* _Exercise task_:
Look through the records that follow. Copy every line containing the word "this".

## BEGIN Records supplied

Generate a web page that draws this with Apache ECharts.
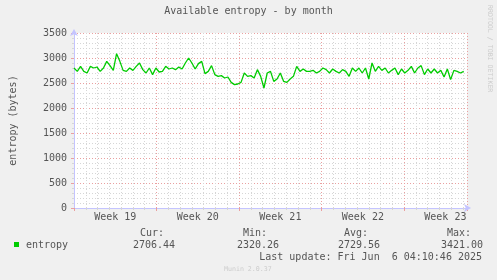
<!DOCTYPE html>
<html>
<head>
<meta charset="utf-8">
<script src="https://cdn.jsdelivr.net/npm/echarts@6/dist/echarts.min.js"></script>
<style>
html,body{margin:0;padding:0;background:#f0f0f0;}
#chart{width:497px;height:280px;}
</style>
</head>
<body>
<div id="chart"></div>
<script>
// ---- data ----
const titleText = 'Available entropy - by month';
const yAxisName = 'entropy (bytes)';
const seriesName = 'entropy';
const weekNumbers = [19, 20, 21, 22, 23];
const daysPerWeek = 7;
const xSpanDays = 400 / 12;          // month view span in days
const sampleStepDays = 1 / 3.6;      // one sample every 6h40m
const yTicks = [0, 500, 1000, 1500, 2000, 2500, 3000, 3500];
const entropyValues = [
  2800, 2733, 2833, 2733, 2700, 2833, 2800, 2820, 2733, 2800,
  2933, 2847, 2753, 3087, 2933, 2753, 2733, 2800, 2753, 2833,
  2900, 2767, 2700, 2800, 2667, 2800, 2720, 2733, 2833, 2780,
  2800, 2767, 2820, 2780, 2900, 3000, 2900, 2780, 2887, 2933,
  2687, 2733, 2847, 2667, 2633, 2647, 2600, 2620, 2513, 2467,
  2480, 2513, 2700, 2633, 2647, 2600, 2767, 2633, 2400,
  2700, 2733, 2533, 2580, 2700, 2533, 2513, 2580, 2633, 2833,
  2733, 2780, 2733, 2733, 2753, 2700, 2733, 2800, 2767, 2700,
  2780, 2733, 2700, 2767, 2733, 2633, 2800, 2733, 2800, 2700,
  2800, 2580, 2900, 2733, 2833, 2753, 2800, 2700, 2753, 2800,
  2667, 2780, 2700, 2753, 2833, 2700, 2800, 2847, 2667, 2780,
  2700, 2780, 2700, 2753, 2620, 2780, 2567, 2753, 2733, 2700,
  2733
];
const statLabels = ['Cur:', 'Min:', 'Avg:', 'Max:'];
const statValues = ['2706.44', '2320.26', '2729.56', '3421.00'];
const lastUpdate = 'Last update: Fri Jun  6 04:10:46 2025';
const footerText = 'Munin 2.0.37';
const sideText = 'RRDTOOL / TOBI OETIKER';

// ---- styles ----
const FONT = 'DejaVu Sans Mono';
const TXT = '#555555';
const MAJOR = '#eaa0a0';
const MINOR = '#d6d6d6';
const AXIS = '#c4c4ff';
const GREEN = '#00cc00';

const seriesData = entropyValues.map((v, i) => [i * sampleStepDays, v]);

const statLabelX = [140, 243, 344, 447];
const statValueX = [133, 237, 338, 441];

const graphics = [
  { type: 'rect', shape: { x: 14, y: 242, width: 5, height: 5 }, style: { fill: GREEN } },
  { type: 'text', x: 26, y: 245, style: { text: seriesName, font: '10px "' + FONT + '"', fill: TXT, verticalAlign: 'middle', align: 'left' } },
  { type: 'text', x: 482, y: 257.5, style: { text: lastUpdate, font: '10px "' + FONT + '"', fill: TXT, verticalAlign: 'middle', align: 'right' } },
  { type: 'text', x: 224, y: 269.5, style: { text: footerText, font: '6.6px "' + FONT + '"', fill: '#cccccc', verticalAlign: 'middle', align: 'left' } },
  { type: 'text', x: 489.5, y: 5, rotation: -Math.PI / 2, style: { text: sideText, font: '6.6px "' + FONT + '"', fill: '#cccccc', verticalAlign: 'middle', align: 'left' } }
];
statLabels.forEach((s, i) => {
  graphics.push({ type: 'text', x: statLabelX[i], y: 233.5, style: { text: s, font: '10px "' + FONT + '"', fill: TXT, verticalAlign: 'middle', align: 'left' } });
  graphics.push({ type: 'text', x: statValueX[i], y: 245, style: { text: statValues[i], font: '10px "' + FONT + '"', fill: TXT, verticalAlign: 'middle', align: 'left' } });
});

const chart = echarts.init(document.getElementById('chart'), null, { renderer: 'canvas' });
chart.setOption({
  animation: false,
  backgroundColor: '#f0f0f0',
  title: {
    text: titleText, left: 'center', top: 6, padding: 0,
    textStyle: { fontFamily: FONT, fontSize: 10, fontWeight: 'normal', color: TXT }
  },
  grid: { left: 67, top: 33, width: 400, height: 175, containLabel: false, show: true, backgroundColor: '#ffffff', borderWidth: 0 },
  xAxis: [
    {
      type: 'value', min: 0, max: xSpanDays, interval: daysPerWeek,
      axisLine: { show: true, lineStyle: { color: AXIS, width: 1 }, symbol: ['none', 'arrow'], symbolSize: [6, 7], symbolOffset: [0, 4] },
      axisTick: { show: true, length: 3, lineStyle: { color: MAJOR } },
      minorTick: { show: true, splitNumber: 7, length: 2, lineStyle: { color: MINOR } },
      axisLabel: { show: false },
      splitLine: { show: true, lineStyle: { color: MAJOR, type: [1, 2], width: 1 } },
      minorSplitLine: { show: true, lineStyle: { color: MINOR, type: [1, 2], width: 1 } },
      z: 3
    },
    {
      type: 'value', min: 0, max: xSpanDays, interval: daysPerWeek / 2, position: 'bottom', offset: 0,
      axisLine: { show: false }, axisTick: { show: false }, splitLine: { show: false },
      axisLabel: {
        show: true, margin: 4, fontFamily: FONT, fontSize: 10, color: TXT,
        showMinLabel: false, showMaxLabel: false,
        formatter: function (v) {
          const k = Math.round(v / (daysPerWeek / 2));
          if (Math.abs(v - k * daysPerWeek / 2) > 0.01 || k % 2 === 0) return '';
          const w = weekNumbers[(k - 1) / 2];
          return w === undefined ? '' : 'Week ' + w;
        }
      }
    }
  ],
  yAxis: {
    type: 'value', min: yTicks[0], max: yTicks[yTicks.length - 1], interval: yTicks[1] - yTicks[0],
    name: yAxisName, nameLocation: 'middle', nameRotate: 90, nameGap: 56,
    nameTextStyle: { fontFamily: FONT, fontSize: 10, color: TXT },
    axisLine: { show: true, lineStyle: { color: AXIS, width: 1 }, symbol: ['none', 'arrow'], symbolSize: [6, 7], symbolOffset: [0, 4] },
    axisTick: { show: true, length: 3, lineStyle: { color: MAJOR } },
    minorTick: { show: true, splitNumber: 5, length: 2, lineStyle: { color: MINOR } },
    axisLabel: { fontFamily: FONT, fontSize: 10, color: TXT, margin: 7, formatter: function (v) { return String(v); } },
    splitLine: { show: true, lineStyle: { color: MAJOR, type: [1, 2], width: 1 } },
    minorSplitLine: { show: true, lineStyle: { color: MINOR, type: [1, 2], width: 1 } },
    z: 3
  },
  series: [{
    name: seriesName, type: 'line', xAxisIndex: 0, data: seriesData,
    showSymbol: false, symbol: 'none', smooth: false,
    lineStyle: { color: GREEN, width: 1.3 }, z: 5
  }],
  graphic: graphics
});
</script>
</body>
</html>
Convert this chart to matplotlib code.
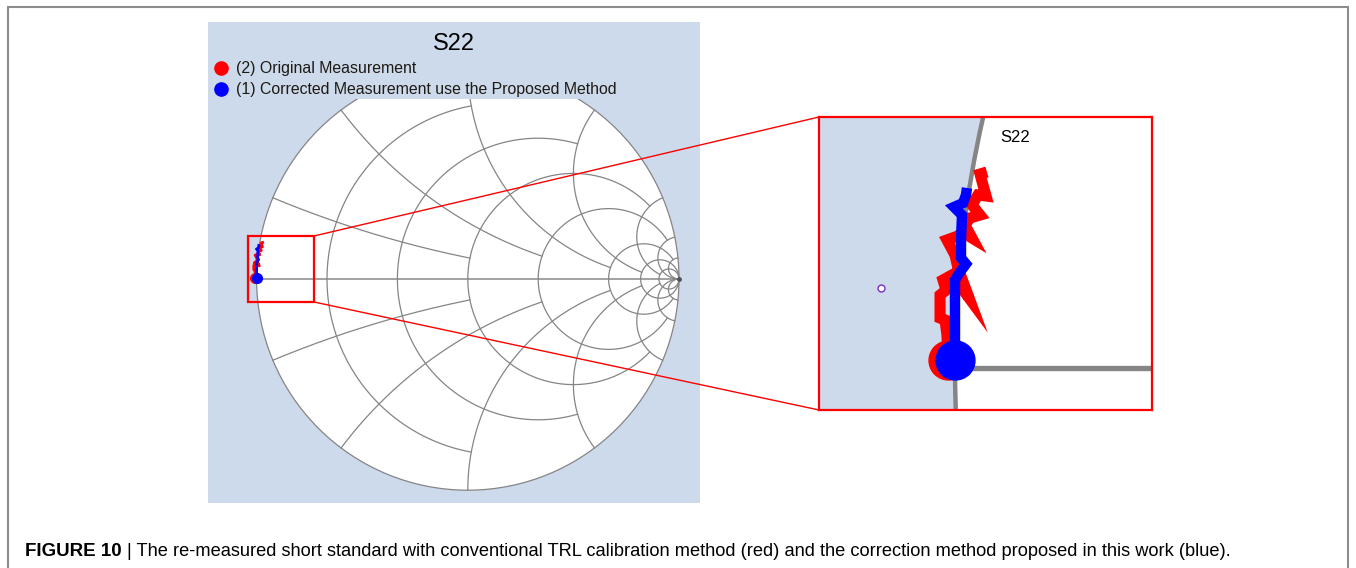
import numpy as np
import matplotlib
matplotlib.use("Agg")
from matplotlib import pyplot as plt
from matplotlib.patches import Rectangle, Circle, ConnectionPatch

plt.rcParams['font.family'] = ['Liberation Sans', 'DejaVu Sans']

# Smith chart grid values
grid_vals = [0.2, 0.5, 1, 2, 5, 10, 20]

red_re = [-1.0062, -1.0071, -1.0088, -1.0132, -1.0132, -1.0079, -1.0106, -1.0026,
          -0.9876, -0.9974, -1.0000, -1.0071, -0.9974, -0.9938, -0.9850, -0.9912,
          -0.9868, -0.9779, -0.9850, -0.9797, -0.9726, -0.9753, -0.9779, -0.9718]
red_im = [0.0071, 0.0291, 0.0424, 0.0441, 0.0644, 0.0688, 0.0777, 0.0821,
          0.0618, 0.0883, 0.0997, 0.1130, 0.1165, 0.1200, 0.1147, 0.1262,
          0.1324, 0.1350, 0.1439, 0.1527, 0.1518, 0.1615, 0.1712, 0.1730]
blue_re = [-1.0000, -1.0000, -0.9956, -0.9903, -0.9947, -0.9947, -0.9938,
           -1.0009, -0.9929, -0.9903, -0.9894]
blue_im = [0.0071, 0.0777, 0.0847, 0.0918, 0.0971, 0.1130, 0.1350,
           0.1421, 0.1456, 0.1527, 0.1589]
cursor = (-1.0653, 0.0706)

legend_labels = ['(2) Original Measurement',
                 '(1) Corrected Measurement use the Proposed Method']
caption_bold = 'FIGURE 10'
caption_text = ('| The re-measured short standard with conventional TRL calibration '
                'method (red) and the correction method proposed in this work (blue).')

W, H = 1356, 568
panel_bg = '#cddaeb'
grid_c = '#858585'


def gamma(z):
    return (z - 1) / (z + 1)


def draw_grid(ax, lw):
    ax.add_patch(Circle((0, 0), 1, facecolor='white', edgecolor=grid_c, lw=lw, zorder=1))
    ax.plot([-1, 1], [0, 0], color=grid_c, lw=lw * 1.2, zorder=2)
    n = len(grid_vals)
    for i, v in enumerate(grid_vals):
        lim = grid_vals[i + 2] if i + 2 < n else 1e6
        # resistance circle, clipped at |x| <= lim
        t = np.linspace(-np.arctan(lim), np.arctan(lim), 600)
        g = gamma(v + 1j * np.tan(t))
        ax.plot(g.real, g.imag, color=grid_c, lw=lw, zorder=2)
        # reactance arcs, clipped at r <= lim
        t = np.linspace(0, np.arctan(lim), 600)
        for s in (1, -1):
            g = gamma(np.tan(t) + 1j * s * v)
            ax.plot(g.real, g.imag, color=grid_c, lw=lw, zorder=2)


def px_axes(x0, y0, x1, y1):
    return fig.add_axes([x0 / W, 1 - y1 / H, (x1 - x0) / W, (y1 - y0) / H])


fig = plt.figure(figsize=(W / 100, H / 100), dpi=100)

# main smith chart: center (467.8, 279) px, radius 211.2 px
cx, cy, R = 467.8, 279.0, 211.2
ax = px_axes(208, 22, 700, 503)
ax.set_facecolor(panel_bg)
ax.set_xlim((208 - cx) / R, (700 - cx) / R)
ax.set_ylim((cy - 503) / R, (cy - 22) / R)
ax.set_xticks([])
ax.set_yticks([])
for s in ax.spines.values():
    s.set_visible(False)
draw_grid(ax, 0.9)
ax.plot([1], [0], 'o', color='#555555', ms=2.5, zorder=2)
ax.add_patch(Rectangle((0, (503 - 99) / 481), 1, 1, transform=ax.transAxes,
                       facecolor=panel_bg, edgecolor='none', zorder=5))
ax.plot(red_re, red_im, color='red', lw=2, marker='o', ms=7, markevery=[0],
        solid_joinstyle='round', zorder=3)
ax.plot(blue_re, blue_im, color='blue', lw=2, marker='o', ms=7, markevery=[0],
        solid_joinstyle='round', zorder=4)
ax.text(0.5, 1 - 22 / 481, 'S22', transform=ax.transAxes, ha='center', va='center',
        fontsize=17, zorder=6)
for k, (lab, col) in enumerate(zip(legend_labels, ['red', 'blue'])):
    yy = 1 - (46 + 21 * k) / 481
    ax.plot([13 / 492], [yy], 'o', color=col, ms=9.5, transform=ax.transAxes, zorder=6,
            clip_on=False)
    ax.text(28 / 492, yy, lab, transform=ax.transAxes, va='center', fontsize=11.45,
            color='#1e1a14', zorder=6)

# zoom box on the main chart
bx0, bx1 = (248 - cx) / R, (314 - cx) / R
by0, by1 = (cy - 302) / R, (cy - 236) / R
ax.add_patch(Rectangle((bx0, by0), bx1 - bx0, by1 - by0, fill=False, ec='red', lw=1.6,
                       zorder=6))

# inset: scale about 1133 px per unit, (-1, 0) at (955, 368) px
S, ix, iy = 1133.0, 955.0, 368.0
axi = px_axes(819, 117, 1152, 410)
axi.set_facecolor(panel_bg)
axi.set_xlim(-1 + (819 - ix) / S, -1 + (1152 - ix) / S)
axi.set_ylim((iy - 410) / S, (iy - 117) / S)
axi.set_xticks([])
axi.set_yticks([])
for s in axi.spines.values():
    s.set_color('red')
    s.set_linewidth(1.6)
draw_grid(axi, 3.2)
axi.plot(red_re, red_im, color='red', lw=8, marker='o', ms=28, markevery=[0],
         solid_joinstyle='miter', solid_capstyle='butt', zorder=3)
axi.plot(blue_re, blue_im, color='blue', lw=7.5, marker='o', ms=28, markevery=[0],
         solid_joinstyle='miter', solid_capstyle='butt', zorder=4)
axi.plot([cursor[0]], [cursor[1]], 'o', ms=5, mfc='white', mec='#7a2fc0', mew=1, zorder=4)
axi.text(0.59, 0.93, 'S22', transform=axi.transAxes, ha='center', va='center',
         fontsize=12, zorder=6)

# connector lines
for yb, ya in ((by1, 1), (by0, 0)):
    con = ConnectionPatch(xyA=(bx1, yb), coordsA=ax.transData, xyB=(0, ya),
                          coordsB=axi.transAxes, color='red', lw=1)
    con.set_zorder(10)
    fig.add_artist(con)

# outer border
fig.add_artist(Rectangle((8 / W, -0.05), (1348 - 8) / W, 1.05 - 7 / H,
                         transform=fig.transFigure, fill=False, ec='#8c8c8c', lw=1.5))

t1 = fig.text(25 / W, 1 - 556 / H, caption_bold, fontsize=13.5, fontweight='bold',
              va='baseline')
plt.annotate(caption_text, xy=(1, 0), xycoords=t1, xytext=(4, 0),
             textcoords='offset points', fontsize=13.15, va='bottom',
             annotation_clip=False)

fig.savefig('out.png', dpi=100)
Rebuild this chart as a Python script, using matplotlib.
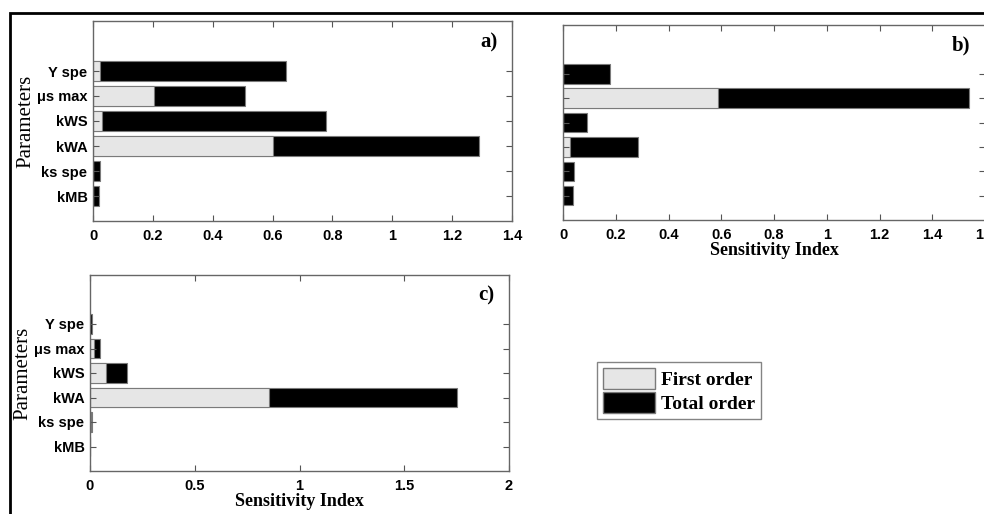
import numpy as np
import matplotlib.pyplot as plt
from matplotlib.patches import Rectangle

params = ['kMB', 'ks spe', 'kWA', 'kWS', 'μs max', 'Y spe']

# panel a)
first_a = [0.0, 0.0, 0.60, 0.03, 0.203, 0.024]
total_a = [0.021, 0.023, 1.29, 0.78, 0.507, 0.645]
# panel b)
first_b = [0.0, 0.0, 0.027, 0.0, 0.586, 0.0]
total_b = [0.038, 0.042, 0.286, 0.09, 1.538, 0.178]
# panel c)
first_c = [0.0, 0.003, 0.856, 0.078, 0.02, 0.002]
total_c = [0.0, 0.01, 1.753, 0.177, 0.05, 0.008]

xticks_a = [0, 0.2, 0.4, 0.6, 0.8, 1, 1.2, 1.4]
xticks_b = [0, 0.2, 0.4, 0.6, 0.8, 1, 1.2, 1.4, 1.6]
xticks_c = [0, 0.5, 1, 1.5, 2]

W, H = 984, 514
fig = plt.figure(figsize=(W / 100, H / 100), dpi=100)

light = '#e6e6e6'
edge = '#7a7a7a'
tick_font = dict(family='Liberation Sans', weight='bold', size=10.5)
serif = 'Liberation Serif'


def box(x0, y0, x1, y1):
    # pixel coords -> figure fraction
    return [x0 / W, 1 - y1 / H, (x1 - x0) / W, (y1 - y0) / H]


def panel(rect, first, total, xlim, xticks, tag, ylabels=True, xlabel=True):
    ax = fig.add_axes(box(*rect))
    y = np.arange(1, len(params) + 1)
    ax.barh(y, total, height=0.8, color='black', edgecolor=edge, linewidth=0.8)
    ax.barh(y, first, height=0.8, color=light, edgecolor=edge, linewidth=0.8)
    ax.set_xlim(*xlim)
    ax.set_ylim(0, 8)
    ax.set_xticks(xticks)
    ax.set_xticklabels([f'{t:g}' for t in xticks], fontdict=tick_font)
    ax.set_yticks(y)
    if ylabels:
        ax.set_yticklabels(params, fontdict=tick_font)
        ax.set_ylabel('Parameters', family=serif, size=15, labelpad=1)
    else:
        ax.set_yticklabels([])
    if xlabel:
        ax.set_xlabel('Sensitivity Index', family=serif, weight='bold', size=13, labelpad=0.5)
    ax.tick_params(direction='in', length=4, width=0.8, color='#555555',
                   top=True, right=True)
    ax.tick_params(axis='x', pad=5.5)
    ax.tick_params(axis='y', pad=4)
    for s in ax.spines.values():
        s.set_color('#666666')
        s.set_linewidth(1.0)
    ax.text(0.965, 0.895, tag, transform=ax.transAxes, ha='right', va='center',
            family=serif, weight='bold', size=15)
    return ax


panel((93, 21, 512, 221), first_a, total_a, (0, 1.4), xticks_a, 'a)', xlabel=False)
panel((563, 25, 985, 220), first_b, total_b, (0, 1.6), xticks_b, 'b)', ylabels=False)
axc = panel((90, 275, 509, 471), first_c, total_c, (0, 2), xticks_c, 'c)')

# legend
handles = [Rectangle((0, 0), 1, 1, facecolor=light, edgecolor=edge),
           Rectangle((0, 0), 1, 1, facecolor='black', edgecolor=edge)]
fig.legend(handles, ['First order', 'Total order'], loc='upper left',
           bbox_to_anchor=(597 / W, 1 - 362 / H),
           prop=dict(family=serif, weight='bold', size=14),
           frameon=True, fancybox=False, edgecolor='#666666',
           handlelength=2.7, handleheight=1.3, handletextpad=0.3,
           labelspacing=0.15, borderpad=0.3, borderaxespad=0)

# outer frame of the figure
fig.add_artist(Rectangle((10 / W, -0.1), 1.2, 1 - 13 / H + 0.1, transform=fig.transFigure,
                         fill=False, edgecolor='black', linewidth=2))

fig.savefig('out.png', dpi=100)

## END Records supplied

* _Task result_:
Generate a web page that draws this with Apache ECharts.
Convert this chart to matplotlib code.
                'method (red) and the correction method proposed in this work (blue).')
Rebuild this chart as a Python script, using matplotlib.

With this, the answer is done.